OREANDA-NEWS. Fitch Ratings Indonesia has assigned Jakarta-based regional development bank PT Bank DKI a National Long-Term Rating of 'A+(idn)' and National Short-Term Rating of 'F1(idn)'. The Outlook is Stable. At the same time, Fitch has assigned the bank a senior unsecured debt class rating of 'A+(idn)'.

'A' National Ratings denote expectations of low default risk relative to other issuers or obligations in the same country. However, changes in circumstances or economic conditions may affect the capacity for timely repayment to a greater degree than is the case for financial commitments denoted by a higher rated category.

'F1' Short-Term National Ratings indicate the strongest capacity for timely payment of financial commitments relative to other issuers or obligations in the same country. On Fitch's National Rating scale, this rating is assigned to the lowest default risk relative to others in the same country. Where the liquidity profile is particularly strong, a "+" is added to the assigned rating.

KEY RATING DRIVERS

NATIONAL RATINGS
Bank DKI's National Long-Term Rating is support-driven and reflects Fitch's view that Bank DKI plays an important role in supporting economic growth in the Jakarta region, and in the policies and programmes of the Jakarta Special Regional Government (DKI). In general, Fitch expects potential, albeit limited, extraordinary support for regional development banks to ultimately come from the central government. Bank DKI is of lower systemic importance compared with large banks in Indonesia. In Fitch's view, lapses in corporate governance are most likely to be the triggers for Bank DKI to need extraordinary support.

Unlike other regional development banks, which are owned by a combination of regional governments and municipalities, DKI owns 99.97% of the bank. Ordinary parental support from DKI to the bank is evident from the annual capital injections DKI has made since 2012 to help fund the bank's growth. Bank DKI has increased its capital ratios in the last four years as a result and its Tier 1 capital ratio was 22.8% at end-2015, higher than the industry average of 19.0%. Fitch expects DKI to make further capital injections to support Bank DKI's growth plans during the current administration's term in office till 2017, although DKI's ability to provide extraordinary support in the event of need is less certain.

DEBT RATINGS
The ratings of the bank's rupiah-denominated senior unsecured debt class is the same as its National Long-Term Rating in accordance with Fitch criteria

RATING SENSITIVITIES

NATIONAL RATINGS
Bank DKI's National Ratings may be upgraded if Fitch reassesses the bank to be of greater strategic importance to the local economy and of higher systemic importance, which will be characterised by increasing market share in loans and deposits nationally and a more integral role in supporting regional economic development. However, in Fitch's view, it is unlikely that Bank DKI will be able to close the gap with larger banks in the short to medium term.

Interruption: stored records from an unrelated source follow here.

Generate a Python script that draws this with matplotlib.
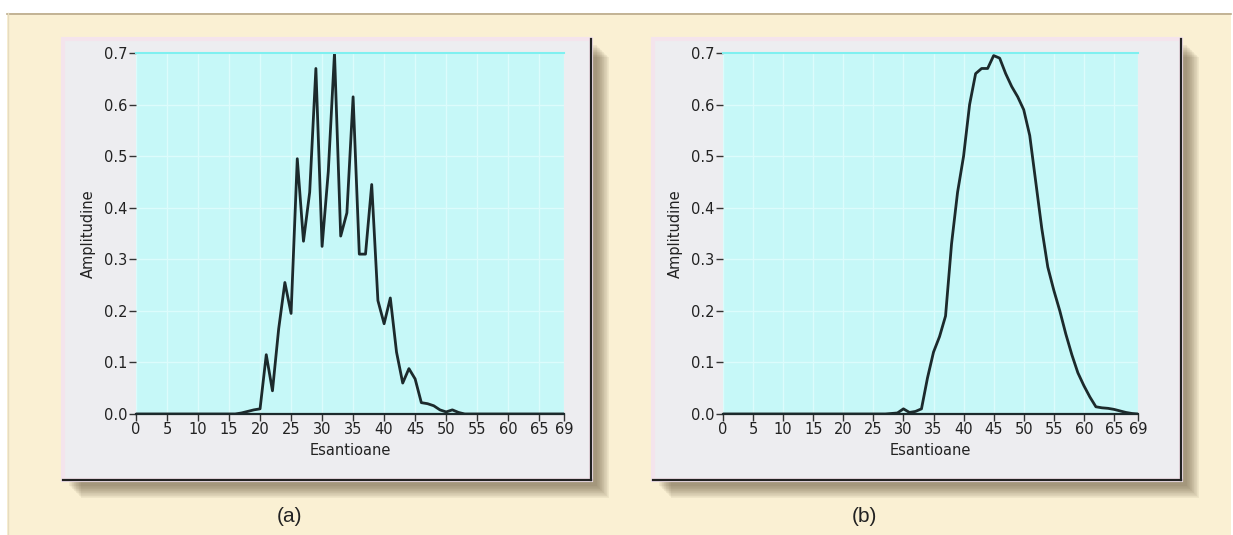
import matplotlib
matplotlib.use("Agg")
import matplotlib.pyplot as plt
from matplotlib.patches import Rectangle

# samples 0..69
samples = list(range(70))

amp_a = [0, 0, 0, 0, 0, 0, 0, 0, 0, 0,
         0, 0, 0, 0, 0, 0, 0, 0.002, 0.005, 0.008,
         0.01, 0.115, 0.045, 0.165, 0.255, 0.195, 0.495, 0.335, 0.43, 0.67,
         0.325, 0.47, 0.70, 0.345, 0.39, 0.615, 0.31, 0.31, 0.445, 0.22,
         0.175, 0.225, 0.12, 0.06, 0.088, 0.068, 0.022, 0.02, 0.016, 0.008,
         0.004, 0.008, 0.003, 0, 0, 0, 0, 0, 0, 0,
         0, 0, 0, 0, 0, 0, 0, 0, 0, 0]

amp_b = [0, 0, 0, 0, 0, 0, 0, 0, 0, 0,
         0, 0, 0, 0, 0, 0, 0, 0, 0, 0,
         0, 0, 0, 0, 0, 0, 0, 0, 0.001, 0.002,
         0.01, 0.003, 0.005, 0.01, 0.07, 0.12, 0.15, 0.19, 0.33, 0.43,
         0.50, 0.60, 0.66, 0.67, 0.67, 0.695, 0.69, 0.66, 0.635, 0.615,
         0.59, 0.54, 0.45, 0.36, 0.285, 0.24, 0.20, 0.155, 0.115, 0.08,
         0.055, 0.033, 0.014, 0.012, 0.011, 0.009, 0.006, 0.003, 0.001, 0.0]

xticks = [0, 5, 10, 15, 20, 25, 30, 35, 40, 45, 50, 55, 60, 65, 69]
yticks = [0.0, 0.1, 0.2, 0.3, 0.4, 0.5, 0.6, 0.7]
panel_labels = ["(a)", "(b)"]

W, H = 1233, 535
fig = plt.figure(figsize=(W / 100, H / 100), dpi=100)
fig.patch.set_facecolor("white")

# background layer in pixel coordinates
bg = fig.add_axes([0, 0, 1, 1])
bg.set_xlim(0, W)
bg.set_ylim(H, 0)
bg.axis("off")

bg.add_patch(Rectangle((7, 13), W - 9, H - 13, facecolor="#faf0d3",
                       edgecolor="none"))
bg.plot([7, W - 2], [13.5, 13.5], color="#b9a98a", lw=1.2)
bg.plot([7.5, 7.5], [13, H], color="#e6dcc0", lw=1)

font_tick = ["DejaVu Sans Condensed", "DejaVu Sans"]

boxes = [(63, 39, 591, 480), (653, 39, 1181, 480)]
axes_px = [(136, 53, 564, 414), (723, 53, 1138, 414)]
label_x = [290, 864]
series = [amp_a, amp_b]

for (bx0, by0, bx1, by1), (ax0, ay0, ax1, ay1), amp, lab, lx in zip(
        boxes, axes_px, series, panel_labels, label_x):
    # soft drop shadow on right and bottom
    for k in range(1, 20):
        bg.add_patch(Rectangle((bx0 + 5 + k * 0.7, by0 + 5 + k * 0.7),
                               bx1 - bx0, by1 - by0,
                               facecolor="#5a4a30", alpha=0.035,
                               edgecolor="none"))
    bg.add_patch(Rectangle((bx0, by0), bx1 - bx0, by1 - by0,
                           facecolor="#ededf0", edgecolor="#f4e4ec", lw=3))
    bg.plot([bx1, bx1], [by0, by1], color="#222222", lw=1.6)
    bg.plot([bx0, bx1], [by1, by1], color="#222222", lw=1.6)

    ax = fig.add_axes([ax0 / W, 1 - ay1 / H, (ax1 - ax0) / W,
                       (ay1 - ay0) / H])
    ax.set_facecolor("#c6f8f8")
    ax.plot(samples, amp, color="#1c2a2c", lw=2.0)
    ax.set_xlim(0, 69)
    ax.set_ylim(0, 0.7)
    ax.set_xticks(xticks)
    ax.set_yticks(yticks)
    ax.set_yticklabels([f"{v:.1f}" for v in yticks])
    ax.grid(True, color="#dcfcfc", lw=1.0)
    ax.set_axisbelow(True)
    for s in ("left", "right"):
        ax.spines[s].set_visible(False)
    ax.spines["top"].set_color("#7ff0f0")
    ax.spines["top"].set_linewidth(1.5)
    ax.spines["bottom"].set_color("#1c2a2c")
    ax.spines["bottom"].set_linewidth(1.6)
    ax.tick_params(axis="both", direction="out", length=5, width=1,
                   color="#333333", labelsize=10.5, labelcolor="#222222",
                   pad=1)
    for t in ax.get_xticklabels() + ax.get_yticklabels():
        t.set_family(font_tick)
    ax.set_xlabel("Esantioane", family=font_tick, fontsize=10.5,
                  color="#222222", labelpad=4)
    ax.set_ylabel("Amplitudine", family=font_tick, fontsize=10.5,
                  color="#222222", labelpad=6)

    bg.text(lx, 516, lab, ha="center", va="center", fontsize=15,
            family=["Liberation Sans", "DejaVu Sans"], color="#222222")

fig.savefig("out.png", dpi=100, facecolor=fig.get_facecolor())
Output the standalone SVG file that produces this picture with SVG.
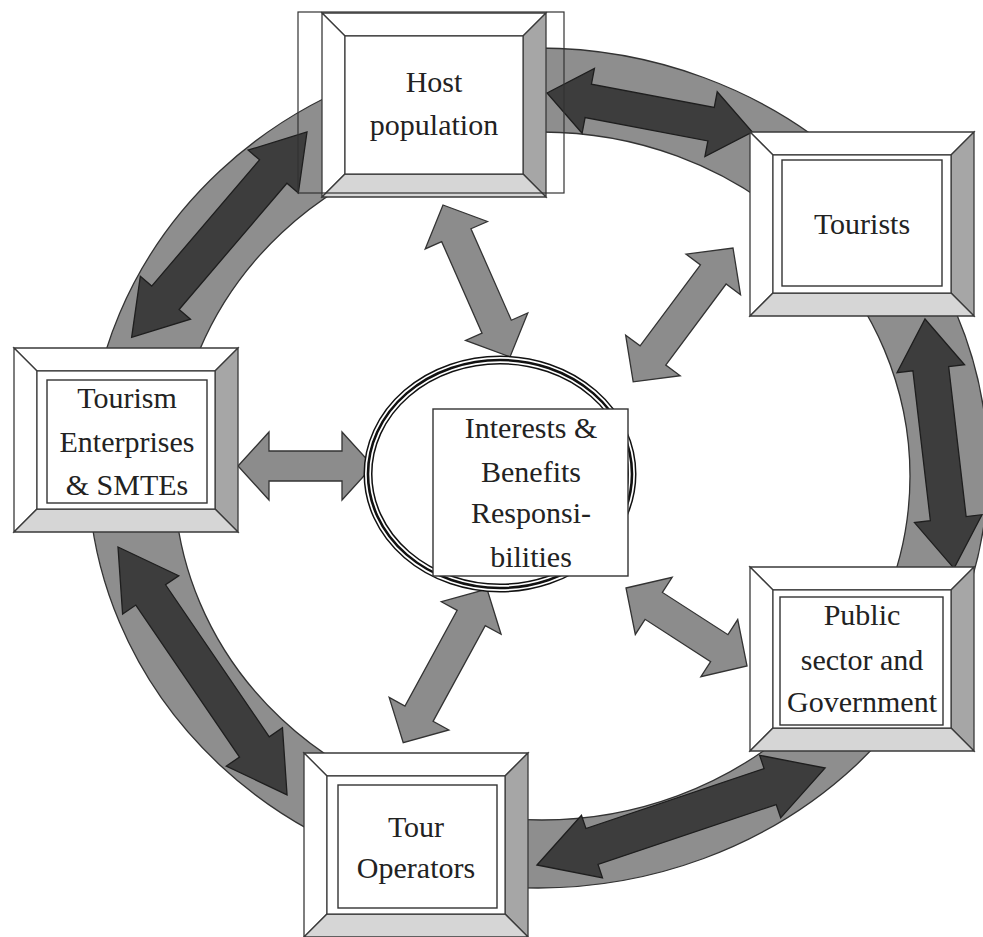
<svg xmlns="http://www.w3.org/2000/svg" xmlns:xlink="http://www.w3.org/1999/xlink" width="983" height="937" viewBox="0 0 983 937">
<style>
.ring{fill:#8e8e8e;stroke:#333;stroke-width:1.3;fill-rule:evenodd}
.dark{fill:#3d3d3d;stroke:#1e1e1e;stroke-width:1.3;stroke-linejoin:miter}
.spoke{fill:#8c8c8c;stroke:#333;stroke-width:1.3}
.bt{fill:#fff;stroke:#3a3a3a;stroke-width:1.3}
.br{fill:#a6a6a6;stroke:#3a3a3a;stroke-width:1.3}
.bb{fill:#d6d6d6;stroke:#3a3a3a;stroke-width:1.3}
.tr{fill:#fff;stroke:#333;stroke-width:1.4}
.lbl{font-family:"Liberation Serif","Times New Roman",serif;font-size:30px;fill:#222;text-anchor:middle}
</style>
<defs>
<g id="frame">
<polygon class="bt" points="0,0 224,0 201,23 23,23"/>
<polygon class="bt" points="0,0 23,23 23,161 0,184"/>
<polygon class="br" points="224,0 224,184 201,161 201,23"/>
<polygon class="bb" points="0,184 23,161 201,161 224,184"/>
<rect x="23" y="23" width="178" height="138" fill="#fff" stroke="#3a3a3a" stroke-width="1.2"/>
</g>
</defs>
<rect width="983" height="937" fill="#fff"/>
<g id="connectors">
<path class="ring" d="M88,468 a450,420 0 1,0 900,0 a450,420 0 1,0 -900,0 Z M174,476 a368,344 0 1,0 736,0 a368,344 0 1,0 -736,0 Z"/>
<polygon class="dark" transform="translate(547,93) rotate(10.77)" points="0,0 42,-33 42,-17 167,-17 167,-33 209,0 167,33 167,17 42,17 42,33"/>
<polygon class="dark" transform="translate(307,132) rotate(130.5)" points="0,0 52,-33 52,-18 218,-18 218,-33 270,0 218,33 218,18 52,18 52,33"/>
<polygon class="dark" transform="translate(118,547) rotate(55.7)" points="0,0 58,-34 58,-18 242,-18 242,-34 300,0 242,34 242,18 58,18 58,34"/>
<polygon class="dark" transform="translate(537,865) rotate(-18.6)" points="0,0 58,-33 58,-19 246,-19 246,-33 304,0 246,33 246,19 58,19 58,33"/>
<polygon class="dark" transform="translate(925,319) rotate(83.36)" points="0,0 50,-34 50,-18 201,-18 201,-34 251,0 201,34 201,18 50,18 50,34"/>
<polygon class="spoke" transform="translate(443,205) rotate(66.2)" points="0,0 33,-34 33,-16 133,-16 133,-34 166,0 133,34 133,16 33,16 33,34"/>
<polygon class="spoke" transform="translate(733,248) rotate(126.7)" points="0,0 33,-34 33,-16 134,-16 134,-34 167,0 134,34 134,16 33,16 33,34"/>
<polygon class="spoke" transform="translate(238,466)" points="0,0 31,-34 31,-15 104,-15 104,-34 135,0 104,34 104,15 31,15 31,34"/>
<polygon class="spoke" transform="translate(487,589) rotate(118.6)" points="0,0 33,-34 33,-16 142,-16 142,-34 175,0 142,34 142,16 33,16 33,34"/>
<polygon class="spoke" transform="translate(626,588) rotate(32.8)" points="0,0 33,-34 33,-16 111,-16 111,-34 144,0 111,34 111,16 33,16 33,34"/>
</g>
<g id="center">
<ellipse cx="500" cy="474" rx="132" ry="114" fill="#fff" stroke="#111" stroke-width="9"/>
<ellipse cx="500" cy="474" rx="132" ry="114" fill="none" stroke="#fff" stroke-width="6"/>
<ellipse cx="500" cy="474" rx="132" ry="114" fill="none" stroke="#111" stroke-width="2.6"/>
<rect class="tr" x="433" y="409" width="195" height="167"/>
<text class="lbl"><tspan x="531" y="438">Interests &amp;</tspan><tspan x="531" y="482">Benefits</tspan><tspan x="531" y="523">Responsi-</tspan><tspan x="531" y="567">bilities</tspan></text>
</g>
<g id="host">
<use xlink:href="#frame" transform="translate(322,13)"/>
<rect x="298" y="12" width="266" height="181" fill="none" stroke="#333" stroke-width="1.2"/>
<text class="lbl"><tspan x="434" y="92">Host</tspan><tspan x="434" y="135">population</tspan></text>
</g>
<g id="tourists">
<use xlink:href="#frame" transform="translate(750,132)"/>
<rect class="tr" x="782" y="160" width="160" height="126"/>
<text class="lbl" x="862" y="234">Tourists</text>
</g>
<g id="enterprises">
<use xlink:href="#frame" transform="translate(14,348)"/>
<rect class="tr" x="47" y="380" width="160" height="123"/>
<text class="lbl"><tspan x="127" y="408">Tourism</tspan><tspan x="127" y="452">Enterprises</tspan><tspan x="127" y="495">&amp; SMTEs</tspan></text>
</g>
<g id="public">
<use xlink:href="#frame" transform="translate(750,567)"/>
<rect class="tr" x="780" y="597" width="163" height="128"/>
<text class="lbl"><tspan x="862" y="625">Public</tspan><tspan x="862" y="670">sector and</tspan><tspan x="862" y="712">Government</tspan></text>
</g>
<g id="operators">
<use xlink:href="#frame" transform="translate(304,753)"/>
<rect class="tr" x="338" y="785" width="159" height="123"/>
<text class="lbl"><tspan x="416" y="837">Tour</tspan><tspan x="416" y="878">Operators</tspan></text>
</g>
</svg>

The ratings may also be upgraded if Fitch assesses the bank's standalone credit profile to be sufficiently strong to underpin the ratings rather than rely on potential sovereign support. However, material and sustained improvement in its financial profile will be subject to the degree of policy-related lending it may be required to undertake in the future.

Downward rating pressure may arise from a weakening of the central government's ability or propensity to provide extraordinary financial support to Bank DKI, with the latter likely to stem from the bank becoming less important to DKI in supporting the regional economy. However, Fitch believes this to be a remote prospect in the near to medium term. Deterioration in the bank's standalone financial profile is unlikely to impact its National Ratings given the support-driven nature of the ratings unless the deterioration results in the parent's diminished propensity to support the bank.

DEBT RATINGS
Any changes in the National Long-Term Rating would also impact the debt ratings to a similar extent.